A infectologista acrescenta que, ao usar antibiótico de maneira precoce para a Covid-19, ou qualquer outra doença sem indicação, e deixar as bactérias mais resistentes, a internação hospitalar torna-se quase obrigatória, assim como será necessário o uso de medicamentos mais fortes e por tempo mais prolongado. "Além de haver a possibilidade de o paciente não responder ao tratamento", observa Ana Carolina.
Doença viral como a Covid-19 tem sintomas similares a uma infecção bacteriana, como tosse, febre e desconforto respiratório, diz a médica, e é, por isso, que o paciente precisa ser submetido a uma avaliação criteriosa para que haja segurança no diagnóstico e o antibiótico seja usado somente quando realmente indicado.
O infectologista Lauro Ferreira Pinto adverte que as principais agências reguladoras do mundo, como a americana e a europeia, também têm alertado para o uso indiscriminado de antibiótico em pacientes com a Covid-19, sobretudo a Azitromicina, justamente pelo risco de aumentar a resistência das bactérias. Ele aponta que as infecções bacterianas são secundárias no caso da Covid-19, e acontecem em menos de 20% dos pacientes que contraíram o coronavírus.
"Para estes, sim, pode haver a indicação de antibiótico. Mas é sempre bom lembrar que antibiótico não é antipirético (remédio contra a febre), e nunca deve ser tomado sem indicação. Entendo o anseio da pessoa que está doente, desesperada em busca de uma solução para o seu caso, e pressiona pela prescrição do remédio, mas só deve ser usado em situação específica", ressalta.
Presidente da Sociedade de Infectologia no Espírito Santo e médico da Rede Meridional, Alexandre Rodrigues analisa que há dois contextos de risco com o uso de antibióticos por quem está com a Covid-19. A utilização apenas do antibiótico, reforça o infectologista, leva ao aumento da resistência antimicrobiana. Se não bastasse esse problema, no uso do kit de tratamento precoce, em que se associa também outras substâncias, o corticoide reduz a imunidade do paciente.
"Tanto para um paciente quanto para outro, as bactérias ficam resistentes a esses antibióticos. Às vezes, o paciente apresenta um quadro mais grave depois, interna e vai para a UTI. Tem que usar muito mais antibióticos, e esses quadros graves podem ir a óbito por bactéria multirresistente", atesta.
O problema de uso abusivo de antibióticos, explica Alexandre Rodrigues, é anterior à pandemia. Em 2019, havia cerca de 700 mil mortes anuais, no mundo, provocadas por bactérias resistentes. Naquele ano, estimava-se que, em 2050, esse número saltaria para 10 milhões de óbitos, num relatório da Organização das Nações Unidas (ONU).

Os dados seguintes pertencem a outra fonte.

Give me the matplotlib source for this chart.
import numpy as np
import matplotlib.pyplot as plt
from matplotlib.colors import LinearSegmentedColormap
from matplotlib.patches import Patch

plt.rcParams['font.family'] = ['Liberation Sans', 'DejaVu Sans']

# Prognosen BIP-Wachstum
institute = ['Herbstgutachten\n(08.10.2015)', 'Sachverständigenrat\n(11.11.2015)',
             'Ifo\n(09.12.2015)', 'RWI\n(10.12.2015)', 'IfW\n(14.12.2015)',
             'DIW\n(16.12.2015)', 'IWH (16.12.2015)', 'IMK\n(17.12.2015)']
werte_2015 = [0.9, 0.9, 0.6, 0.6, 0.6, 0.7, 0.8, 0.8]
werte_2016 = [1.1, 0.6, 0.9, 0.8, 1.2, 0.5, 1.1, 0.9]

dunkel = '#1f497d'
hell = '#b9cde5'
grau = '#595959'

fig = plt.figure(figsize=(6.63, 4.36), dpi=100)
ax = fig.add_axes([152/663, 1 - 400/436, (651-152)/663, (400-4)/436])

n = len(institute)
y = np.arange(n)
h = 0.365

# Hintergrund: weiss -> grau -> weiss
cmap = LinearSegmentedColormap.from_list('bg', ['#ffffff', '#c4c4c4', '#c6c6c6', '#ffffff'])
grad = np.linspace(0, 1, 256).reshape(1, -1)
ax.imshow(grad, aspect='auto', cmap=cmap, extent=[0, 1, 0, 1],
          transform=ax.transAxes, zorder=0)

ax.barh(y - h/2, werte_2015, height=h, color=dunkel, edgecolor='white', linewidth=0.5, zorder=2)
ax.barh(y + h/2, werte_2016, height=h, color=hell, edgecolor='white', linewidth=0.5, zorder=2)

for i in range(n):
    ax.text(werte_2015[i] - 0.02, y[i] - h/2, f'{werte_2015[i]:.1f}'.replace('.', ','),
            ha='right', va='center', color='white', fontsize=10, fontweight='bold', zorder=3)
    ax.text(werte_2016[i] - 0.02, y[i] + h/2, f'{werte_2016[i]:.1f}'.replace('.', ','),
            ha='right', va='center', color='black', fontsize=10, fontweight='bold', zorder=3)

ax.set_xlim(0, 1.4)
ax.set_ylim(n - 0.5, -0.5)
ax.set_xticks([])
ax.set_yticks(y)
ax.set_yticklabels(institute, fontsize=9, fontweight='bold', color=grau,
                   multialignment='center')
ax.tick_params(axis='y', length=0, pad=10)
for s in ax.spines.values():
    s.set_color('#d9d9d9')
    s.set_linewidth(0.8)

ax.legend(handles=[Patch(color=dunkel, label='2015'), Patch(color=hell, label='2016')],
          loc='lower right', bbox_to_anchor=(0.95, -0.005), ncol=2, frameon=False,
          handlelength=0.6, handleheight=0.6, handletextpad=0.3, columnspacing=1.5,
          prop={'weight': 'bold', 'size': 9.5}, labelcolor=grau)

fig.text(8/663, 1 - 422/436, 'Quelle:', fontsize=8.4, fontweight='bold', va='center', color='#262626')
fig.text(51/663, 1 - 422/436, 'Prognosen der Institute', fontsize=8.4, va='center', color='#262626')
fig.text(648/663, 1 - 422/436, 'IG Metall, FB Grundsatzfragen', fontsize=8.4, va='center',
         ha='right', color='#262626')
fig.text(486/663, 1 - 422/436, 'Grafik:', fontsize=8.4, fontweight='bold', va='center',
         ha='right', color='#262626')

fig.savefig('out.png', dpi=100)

Agora, tanto pelo uso indiscriminado do medicamento pela população, quanto pelo fato de que antibióticos têm sido mais administrados nos pacientes graves de Covid-19 durante as internações, as projeções são de que a quantidade de mortes decorrentes de bactérias multirresistentes aumente expressivamente num intervalo menor de tempo.
No mesmo relatório, segundo aponta Alexandre Rodrigues, estava o alerta de que, cada vez mais doenças comuns como as sexualmente transmissíveis, as do trato respiratório e as do trato urinário, se tornam impossíveis de serem tratadas porque as bactérias estão mais resistentes aos antibióticos.
A Resistência Antimicrobiana (RAM), segundo a Organização Pan-americana de Saúde (Opas), põe em risco a eficácia da prevenção e do tratamento de um número crescente de infecções por vírus, bactérias, fungos e parasitas.
A RAM ocorre quando microrganismos (bactérias, fungos, vírus e parasitas) sofrem alterações quando expostos a antimicrobianos (antibióticos, antifúngicos, antivirais, antimaláricos ou anti-helmínticos, por exemplo). Os microrganismos resistentes à maioria dos antimicrobianos são conhecidos como ultrarresistentes.
Como resultado, os medicamentos se tornam ineficazes e as infecções persistem no corpo, aumentando o risco de propagação a outras pessoas.